27 febrero 2007

Silencio


Foto: El extremo de l'Ile Saint Louis es uno de los lugares donde me pierdo muchas mañanas. Al fondo, están las escaleras del texto anterior.

Mientras su cuerpo desaparecía en las aguas turbias, el gato se refugió junto a una farola.

La luz está apagada, y desde aquí se oye el silencio.

Es hora de dormir.

Dulces sueños.

14 febrero 2007

Escaleras

Su silueta, sentado en lo alto de las escaleras, habría recordado, en blanco y negro, una postal de los 60’, de las que venden junto al Sena. Miraba hacia delante, mientras un gato negro jugaba con su abrigo; eran cómplices del frío. Aquellas escaleras bajaban hasta hundirse en el río. Después, volvían a subir, y al final, al otro lado, estaba Ella. Pero para llegar allí, había que bajar, sin saber lo que escondía ese tramo de agua turbia. La humedad reinante hacía presagiar una temperatura extremadamente baja, y la corriente podía arrastrar algas peligrosas, monstruos marinos, remolinos que podrían hundirle para siempre en una fosa abisal.

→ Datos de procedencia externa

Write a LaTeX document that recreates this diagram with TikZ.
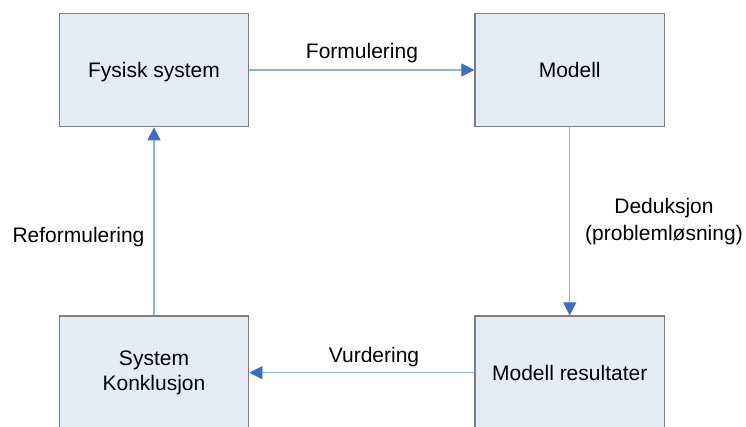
\documentclass[tikz,border=0pt]{standalone}
\usepackage{fontspec}
\setmainfont{Liberation Sans}
\usetikzlibrary{arrows.meta}
\definecolor{boxfill}{HTML}{E6ECF6}
\definecolor{boxdraw}{HTML}{7F7F7F}
\definecolor{lineblue}{HTML}{8CB0E0}
\definecolor{tipblue}{HTML}{3A6EC2}
\begin{document}
\begin{tikzpicture}[x=1pt,y=-1pt,
  box/.style={draw=boxdraw, line width=1.3pt, fill=boxfill, minimum width=189.4pt, minimum height=113.4pt, inner sep=0pt, font=\fontsize{21}{25}\selectfont, align=center},
  oneline/.style={text height=15pt, text depth=0pt},
  conn/.style={draw=lineblue, line width=1.2pt, -{Triangle[length=13pt,width=13pt,color=tipblue]}},
  lbl/.style={font=\fontsize{21}{25}\selectfont, inner sep=0pt, anchor=base}]
\useasboundingbox (0,0) rectangle (746,426);
\clip (0,0) rectangle (746,426);
\fill[white] (0,0) rectangle (746,426);
\node[box,oneline] (fys) at (154,70) {Fysisk system};
\node[box,oneline] (mod) at (569.7,70) {Modell};
\node[box] (sys) at (154,372.7) {System\\Konklusjon};
\node[box,oneline] (res) at (569.7,372.7) {Modell resultater};
\draw[conn] (fys) -- (mod);
\draw[conn] (mod) -- (res);
\draw[conn] (res) -- (sys);
\draw[conn] (sys) -- (fys);
\node[lbl] (lform) at (362,58) {Formulering};
\node[lbl] (lvurd) at (374,362) {Vurdering};
\node[lbl] (lreform) at (78.5,242) {Reformulering};
\node[lbl] (lded) at (664,213) {Deduksjon};
\node[lbl] (lprob) at (664,240) {(problemløsning)};
\end{tikzpicture}
\end{document}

“¿Por qué bajar escaleras, arriesgarte a una muerte casi segura, para volver a subir? ¿Para qué ese esfuerzo innecesario? Con mi coche deportivo, llegaré antes que tú” dijo Facilito. No obtuvo respuesta alguna a preguntas tan estúpidas.
Seguía mirando el pequeño oleaje que parecía llamarle con impaciencia. El coche de Facilito tardó apenas un par de segundos en recorrer el tramo, por la calle bien asfaltada que parecía burlarse, desde lo alto, del hombre de la silueta monocromática, y del gato que le acompañaba.

“Yo no lo haría, me da miedo. Si tuviese tu valor, todo sería muy fácil, claro. Tú lo haces porque eres valiente, pero yo no tengo tu suerte, prefiero tomar otra dirección”. Nomeatrevo se marchó, abandonando su rumbo anterior.

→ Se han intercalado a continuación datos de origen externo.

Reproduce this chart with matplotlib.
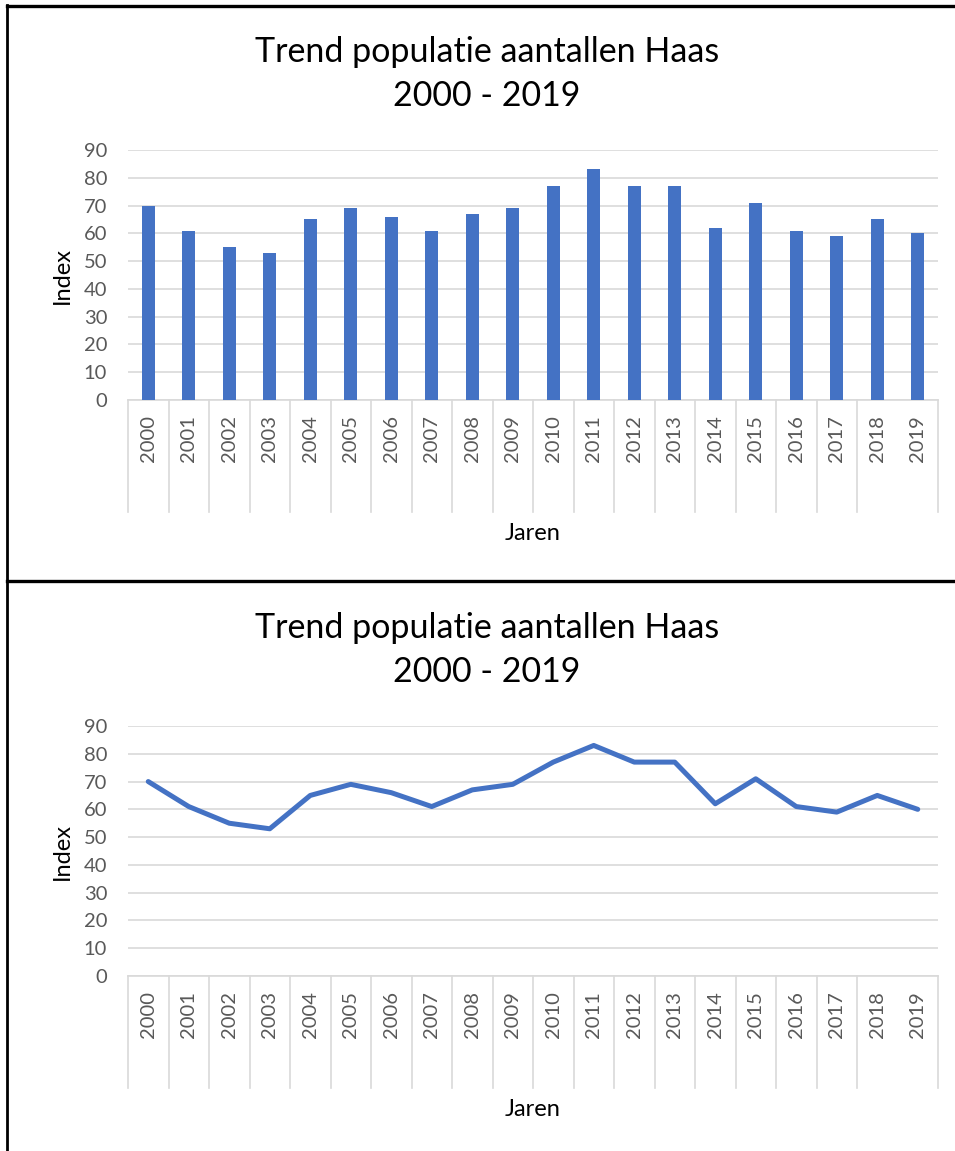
import matplotlib.pyplot as plt
from matplotlib.lines import Line2D

years = [str(y) for y in range(2000, 2020)]
index_values = [70, 61, 55, 53, 65, 69, 66, 61, 67, 69, 77, 83, 77, 77, 62, 71, 61, 59, 65, 60]
y_ticks = [0, 10, 20, 30, 40, 50, 60, 70, 80, 90]
title = "Trend populatie aantallen Haas\n2000 - 2019"

plt.rcParams['font.family'] = ['Lato', 'DejaVu Sans']

W, H = 955, 1151
fig = plt.figure(figsize=(W / 100, H / 100), dpi=100)

blue = '#4472C4'
grid_c = '#D9D9D9'
tick_c = '#595959'


def draw_panel(top_px, kind):
    # axes: y=90 at top_px, y=0 at top_px + 250
    ax = fig.add_axes([128 / W, (H - top_px - 250) / H, 810 / W, 250 / H])
    x = list(range(len(years)))
    if kind == 'bar':
        ax.bar(x, index_values, width=0.33, color=blue, zorder=3)
    else:
        ax.plot(x, index_values, color=blue, lw=3.6, solid_joinstyle='round',
                solid_capstyle='round', zorder=3)
    ax.set_xlim(-0.5, len(years) - 0.5)
    ax.set_ylim(0, 90)
    ax.set_yticks(y_ticks)
    ax.set_yticklabels([str(v) for v in y_ticks], color=tick_c, fontsize=14.5)
    ax.set_xticks(x)
    ax.set_xticklabels(years, rotation=90, color=tick_c, fontsize=14.5, va='top')
    ax.tick_params(axis='both', length=0)
    ax.tick_params(axis='y', pad=15)
    ax.tick_params(axis='x', pad=11)
    for s in ['top', 'right', 'left']:
        ax.spines[s].set_visible(False)
    ax.spines['bottom'].set_color(grid_c)
    ax.spines['bottom'].set_linewidth(1.2)
    ax.grid(axis='y', color=grid_c, lw=1.2, zorder=0)
    ax.set_axisbelow(True)
    # category separators below the axis (Excel style)
    tr = ax.get_xaxis_transform()
    for k in range(len(years) + 1):
        sx = k - 0.5
        if k == len(years) - 1:
            continue
        ax.plot([sx, sx], [0, -112 / 250], color=grid_c, lw=1.2,
                transform=tr, clip_on=False)
    ax.set_ylabel('Index', fontsize=17, labelpad=8)
    fig.text(533 / W, 1 - (top_px + 383) / H, 'Jaren', ha='center', va='center', fontsize=17)
    fig.text(487 / W, 1 - (top_px - 76) / H, title, ha='center', va='center',
             fontsize=24.5, linespacing=1.45)
    return ax


draw_panel(150, 'bar')
draw_panel(726, 'line')

# panel borders
fig.add_artist(Line2D([7 / W, 7 / W], [0, 1 - 5 / H], color='black', lw=2))
fig.add_artist(Line2D([7 / W, 1], [1 - 5.5 / H, 1 - 5.5 / H], color='black', lw=2.4))
fig.add_artist(Line2D([7 / W, 1], [1 - 581 / H, 1 - 581 / H], color='black', lw=2.4))

plt.savefig('out.png', dpi=100)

El gato ronroneaba, como queriendo tranquilizarle, porque sabía que en realidad, el miedo atenazaba sus entrañas. Ese espacio de agua misteriosa, y el frío que parecía querer advertirle del peligro...

Apareció Comodín, bostezando. “¿Qué necesidad hay de ir hasta allí, con lo bien que se está en casa?”, y sin despedirse, se subió a su coche calentito para regresar a su dulce hogar, donde le esperaba un plato de comida caliente y un hijo llorón.

Llevaba horas pensando, pero ni el gato ni él se habían cansado, y parecían haberse acostumbrado al viento que giraba, insolente, y a las primeras gotas de lluvia que poco a poco, empapaban su alma. Tenía que hacerlo, porque merecía la pena, porque en la vida siempre hay algo que está por encima de todo lo demás, y el camino es lo que hace que las historias sean verdaderas o no, aunque sea un camino difícil, con escaleras de piedra que se hunden en el agua oscura.

Llegó Egoego (qué frasecita). Primero, miró a su alrededor, contemplando lo hermoso que era que el mundo girara en torno a él. Después, apartó al gato de su camino, de una patada: “me dan alergia”. El felino tuvo que contener su rabia para no arrancarle la lengua de un zarpazo, y se acurrucó junto a su amigo. Egoego bajó tres escalones y miró hacia el otro lado, pero pronto, alegó que allí no había nada. “No merece la pena mojarse por nada. Todavía si hubiera algo para mí...”

Esta vez, el hombre, que no había hablado, mirando primero a su gato, como pidiendo disculpas por el gesto desafortunado de Egoego, dijo estas palabras: “El universo no gira alrededor de tu ombligo, y no eres ni capaz de ver lo que hay al otro lado. Aparta de mi camino, porque estoy decidido.”

Egoego se encogió de hombros, y se marchó por donde había venido, pensando en sí mismo, como siempre.

Ahora estaba decidido, merecía la pena, porque la vida no vale nada si no eres capaz de arriesgar, de pronunciarte, de expresarte, de desear, de esperar, de comprender, y de esforzarte en esa búsqueda constante que nos distingue de las bestias.

El gato le acompañó hasta recibir las primeras salpicaduras provocadas por la corriente, al golpear las olas contra la pared. Se despidió con un maullido largo.

Adelantó tímidamente un pie, y comprobó que ya no había escalones. Se sumergió en el agua helada, con una sorprendente expresión de felicidad. El gato miró hacia la luna, sonriendo, y la luna le devolvió un guiño cómplice, porque los dos habían comprendido la historia.